Для мужчин-геев того времени Нуреев стал своего рода идолом. В письме к эстетствующему затворнику Стивену Теннанту Майкл Уишарт описал неделю выступлений Нуреева в выражениях, далеких от танцевальной терминологии. «В гала-представлении Королевского он прекрасно станцевал па-де-де из… «Сильфиды» в пикантном (датском) килте и очаровательных клетчатых гольфах. А еще [он исполнил] настоящий увеселительный номер в ангорском пуловере с открытой шеей и прелестном девичьем белом трико… Потом он был Актеоном в золотистой коже… А в последний вечер – Солором… он был богом, человеком, птицей, самим собой. Из его тюрбана стрелой торчало чудное белое перо, а декольте сверкало блестками».

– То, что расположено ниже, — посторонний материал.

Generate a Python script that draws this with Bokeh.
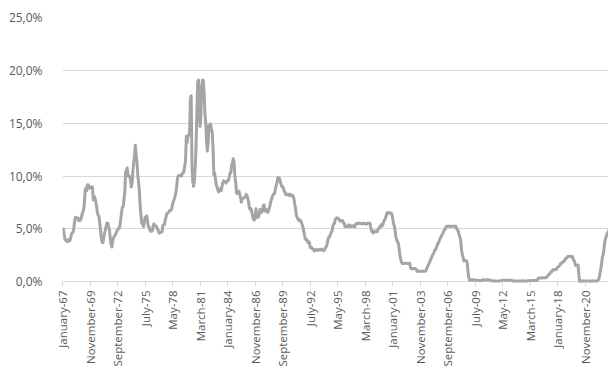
import numpy as np
from bokeh.plotting import figure
from bokeh.models import ColumnDataSource, FixedTicker, Range1d
from bokeh.embed import file_html
from bokeh.resources import INLINE

# Effective federal funds rate, monthly, percent (January 1967 onward)
rates_1967_1969 = [
    4.94, 5.00, 4.53, 4.05, 3.94, 3.98, 3.79, 3.90, 3.99, 3.88, 4.13, 4.51,
    4.61, 4.71, 5.05, 5.76, 6.11, 6.07, 6.02, 6.03, 5.78, 5.91, 5.82, 6.02,
    6.30, 6.61, 6.79, 7.41, 8.67, 8.90, 8.61, 9.19, 9.15, 9.00, 8.85, 8.97,
]
rates_1970s = [
    8.98, 8.98, 7.76, 8.10, 7.95, 7.61, 7.21, 6.61, 6.29, 6.20, 5.60, 4.90,
    4.14, 3.72, 3.71, 4.16, 4.63, 4.91, 5.31, 5.56, 5.55, 5.20, 4.91, 4.14,
    3.50, 3.29, 3.83, 4.17, 4.27, 4.46, 4.55, 4.80, 4.87, 5.04, 5.06, 5.33,
    5.94, 6.58, 7.09, 7.12, 7.84, 8.49, 10.40, 10.50, 10.78, 10.01, 10.03, 9.95,
    9.65, 8.97, 9.35, 10.51, 11.31, 11.93, 12.92, 12.01, 11.34, 10.06, 9.45, 8.53,
    7.13, 6.24, 5.54, 5.49, 5.22, 5.55, 6.10, 6.14, 6.24, 5.82, 5.22, 5.20,
    4.87, 4.77, 4.84, 4.82, 5.29, 5.48, 5.31, 5.29, 5.25, 5.02, 4.95, 4.65,
    4.61, 4.68, 4.69, 4.73, 5.35, 5.39, 5.42, 5.90, 6.14, 6.47, 6.51, 6.56,
    6.70, 6.78, 6.79, 6.89, 7.36, 7.60, 7.81, 8.04, 8.45, 8.96, 9.76, 10.03,
    10.07, 10.06, 10.09, 10.01, 10.24, 10.29, 10.47, 10.94, 11.43, 13.77, 13.18, 13.78,
]
rates_1980s = [
    13.82, 14.13, 17.19, 17.61, 10.98, 9.47, 9.03, 9.61, 10.87, 12.81, 15.85, 18.90,
    19.08, 15.93, 14.70, 15.72, 18.52, 19.10, 19.04, 17.82, 15.87, 15.08, 13.31, 12.37,
    13.22, 14.78, 14.68, 14.94, 14.45, 14.15, 12.59, 10.12, 10.31, 9.71, 9.20, 8.95,
    8.68, 8.51, 8.77, 8.80, 8.63, 8.98, 9.37, 9.56, 9.45, 9.48, 9.34, 9.47,
    9.56, 9.59, 9.91, 10.29, 10.32, 11.06, 11.23, 11.64, 11.30, 9.99, 9.43, 8.38,
    8.35, 8.50, 8.58, 8.27, 7.97, 7.53, 7.88, 7.90, 7.92, 7.99, 8.05, 8.27,
    8.14, 7.86, 7.48, 6.99, 6.85, 6.92, 6.56, 6.17, 5.89, 5.85, 6.04, 6.91,
    6.43, 6.10, 6.13, 6.37, 6.85, 6.73, 6.58, 6.73, 7.22, 7.29, 6.69, 6.77,
    6.83, 6.58, 6.58, 6.87, 7.09, 7.51, 7.75, 8.01, 8.19, 8.30, 8.35, 8.76,
    9.12, 9.36, 9.85, 9.84, 9.81, 9.53, 9.24, 8.99, 9.02, 8.84, 8.55, 8.45,
]
rates_1990s = [
    8.23, 8.24, 8.28, 8.26, 8.18, 8.29, 8.15, 8.13, 8.20, 8.11, 7.81, 7.31,
    6.91, 6.25, 6.12, 5.91, 5.78, 5.90, 5.82, 5.66, 5.45, 5.21, 4.81, 4.43,
    4.03, 4.06, 3.98, 3.73, 3.82, 3.76, 3.25, 3.30, 3.22, 3.10, 3.09, 2.92,
    3.02, 3.03, 3.07, 2.96, 3.00, 3.04, 3.06, 3.03, 3.09, 2.99, 3.02, 2.96,
    3.05, 3.25, 3.34, 3.56, 4.01, 4.25, 4.26, 4.47, 4.73, 4.76, 5.29, 5.45,
    5.53, 5.92, 5.98, 6.05, 6.01, 6.00, 5.85, 5.74, 5.80, 5.76, 5.80, 5.60,
    5.56, 5.22, 5.31, 5.22, 5.24, 5.27, 5.40, 5.22, 5.30, 5.24, 5.31, 5.29,
    5.25, 5.19, 5.39, 5.51, 5.50, 5.56, 5.52, 5.54, 5.54, 5.50, 5.52, 5.50,
    5.56, 5.51, 5.49, 5.45, 5.49, 5.56, 5.54, 5.55, 5.51, 5.07, 4.83, 4.68,
    4.63, 4.76, 4.81, 4.74, 4.74, 4.76, 4.99, 5.07, 5.22, 5.20, 5.42, 5.30,
]
rates_2000s = [
    5.45, 5.73, 5.85, 6.02, 6.27, 6.53, 6.54, 6.50, 6.52, 6.51, 6.51, 6.40,
    5.98, 5.49, 5.31, 4.80, 4.21, 3.97, 3.77, 3.65, 3.07, 2.49, 2.09, 1.82,
    1.73, 1.74, 1.73, 1.75, 1.75, 1.75, 1.73, 1.74, 1.75, 1.75, 1.34, 1.24,
    1.24, 1.26, 1.25, 1.26, 1.26, 1.22, 1.01, 1.03, 1.01, 1.01, 1.00, 0.98,
    1.00, 1.01, 1.00, 1.00, 1.00, 1.03, 1.26, 1.43, 1.61, 1.76, 1.93, 2.16,
    2.28, 2.50, 2.63, 2.79, 3.00, 3.04, 3.26, 3.50, 3.62, 3.78, 4.00, 4.16,
    4.29, 4.49, 4.59, 4.79, 4.94, 4.99, 5.24, 5.25, 5.25, 5.25, 5.25, 5.24,
    5.25, 5.26, 5.26, 5.25, 5.25, 5.25, 5.26, 5.02, 4.94, 4.76, 4.49, 4.24,
    3.94, 2.98, 2.61, 2.28, 1.98, 2.00, 2.01, 2.00, 1.81, 0.97, 0.39, 0.16,
    0.15, 0.22, 0.18, 0.15, 0.18, 0.21, 0.16, 0.16, 0.15, 0.12, 0.12, 0.12,
]
rates_2010s = [
    0.11, 0.13, 0.16, 0.20, 0.20, 0.18, 0.18, 0.19, 0.19, 0.19, 0.19, 0.18,
    0.17, 0.16, 0.14, 0.10, 0.09, 0.09, 0.07, 0.10, 0.08, 0.07, 0.08, 0.07,
    0.08, 0.10, 0.13, 0.14, 0.16, 0.16, 0.16, 0.13, 0.14, 0.16, 0.16, 0.16,
    0.14, 0.15, 0.14, 0.15, 0.11, 0.09, 0.09, 0.08, 0.08, 0.09, 0.08, 0.09,
    0.07, 0.07, 0.08, 0.09, 0.09, 0.10, 0.09, 0.09, 0.09, 0.09, 0.09, 0.12,
    0.11, 0.11, 0.11, 0.12, 0.12, 0.13, 0.13, 0.14, 0.14, 0.12, 0.12, 0.24,
    0.34, 0.38, 0.36, 0.37, 0.37, 0.38, 0.39, 0.40, 0.40, 0.40, 0.41, 0.54,
    0.65, 0.66, 0.79, 0.90, 0.91, 1.04, 1.15, 1.16, 1.15, 1.15, 1.16, 1.30,
    1.41, 1.42, 1.51, 1.69, 1.70, 1.82, 1.91, 1.91, 1.95, 2.19, 2.20, 2.27,
    2.40, 2.40, 2.41, 2.42, 2.39, 2.38, 2.40, 2.13, 2.04, 1.83, 1.55, 1.55,
]
rates_2020s = [
    1.55, 1.58, 0.65, 0.05, 0.05, 0.08, 0.09, 0.10, 0.09, 0.09, 0.09, 0.09,
    0.09, 0.08, 0.07, 0.07, 0.06, 0.08, 0.10, 0.09, 0.08, 0.08, 0.08, 0.08,
    0.08, 0.08, 0.20, 0.33, 0.77, 1.21, 1.68, 2.33, 2.56, 3.08, 3.78, 4.10,
    4.33, 4.57, 4.65, 4.83, 5.06,
]

# Category tick labels, one every 34 months starting January 1967
tick_labels = [
    "January-67", "November-69", "September-72", "July-75", "May-78",
    "March-81", "January-84", "November-86", "September-89", "July-92",
    "May-95", "March-98", "January-01", "November-03", "September-06",
    "July-09", "May-12", "March-15", "January-18", "November-20",
]
tick_step = 34
y_ticks = [0, 5, 10, 15, 20, 25]
y_labels = ["0,0%", "5,0%", "10,0%", "15,0%", "20,0%", "25,0%"]

rates = (rates_1967_1969 + rates_1970s + rates_1980s + rates_1990s
         + rates_2000s + rates_2010s + rates_2020s)
months = np.arange(len(rates))
source = ColumnDataSource(data=dict(month=months, rate=rates))

label_color = "#595959"
grid_color = "#d9d9d9"
font = "Open Sans"

p = figure(
    width=608, height=374,
    output_backend="svg", toolbar_location=None,
    x_range=Range1d(0, 674.6), y_range=Range1d(-0.25, 25),
    min_border_left=62, min_border_right=0,
    min_border_top=17, min_border_bottom=90,
)
p.outline_line_color = None
p.background_fill_color = "white"
p.border_fill_color = "white"

p.line("month", "rate", source=source, line_color="#a5a5a5",
       line_width=3, line_join="round")

# x axis: rotated period labels; the zero gridline acts as the axis line
x_tick_pos = [i * tick_step for i in range(len(tick_labels))]
p.xaxis.ticker = FixedTicker(ticks=x_tick_pos)
p.xaxis.major_label_overrides = {pos: lab for pos, lab in zip(x_tick_pos, tick_labels)}
p.xaxis.major_label_orientation = np.pi / 2
p.xaxis.axis_line_color = None
p.xaxis.major_tick_line_color = grid_color
p.xaxis.major_tick_in = 3
p.xaxis.major_tick_out = 2
p.xaxis.minor_tick_line_color = None
p.xaxis.major_label_standoff = 4
p.xaxis.major_label_text_color = label_color
p.xaxis.major_label_text_font = font
p.xaxis.major_label_text_font_size = "11.5px"
p.xgrid.grid_line_color = None

# y axis: percentage labels with decimal comma
p.yaxis.ticker = FixedTicker(ticks=y_ticks)
p.yaxis.major_label_overrides = {t: lab for t, lab in zip(y_ticks, y_labels)}
p.yaxis.axis_line_color = None
p.yaxis.major_tick_line_color = None
p.yaxis.minor_tick_line_color = None
p.yaxis.major_label_standoff = 14
p.yaxis.major_label_text_color = label_color
p.yaxis.major_label_text_font = font
p.yaxis.major_label_text_font_size = "12px"
p.ygrid.ticker = FixedTicker(ticks=y_ticks)
p.ygrid.grid_line_color = grid_color
p.ygrid.grid_line_width = 1

open("out.html", "w").write(file_html(p, INLINE))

Хотя его отношения с Бруном ни для кого в балетном мире секретом не были, Нуреев никогда не обсуждал их публично и редко – в приватной беседе, даже с ближайшими друзьями. При всей пылкости и авантюрности Рудольф был очень скрытным человеком и бурные внутренние переживания держал при себе. «Он никогда не рассказывал о своих взаимоотношениях. Иногда только бросал какие-то обрывочные фразы, но так – ничего особенного. Думаю, – делилась своими наблюдениями Линн Сеймур, – Рудольф был человеком компанейским, но также дорожил своим одиночеством и опасался подпускать к себе кого-то слишком близко».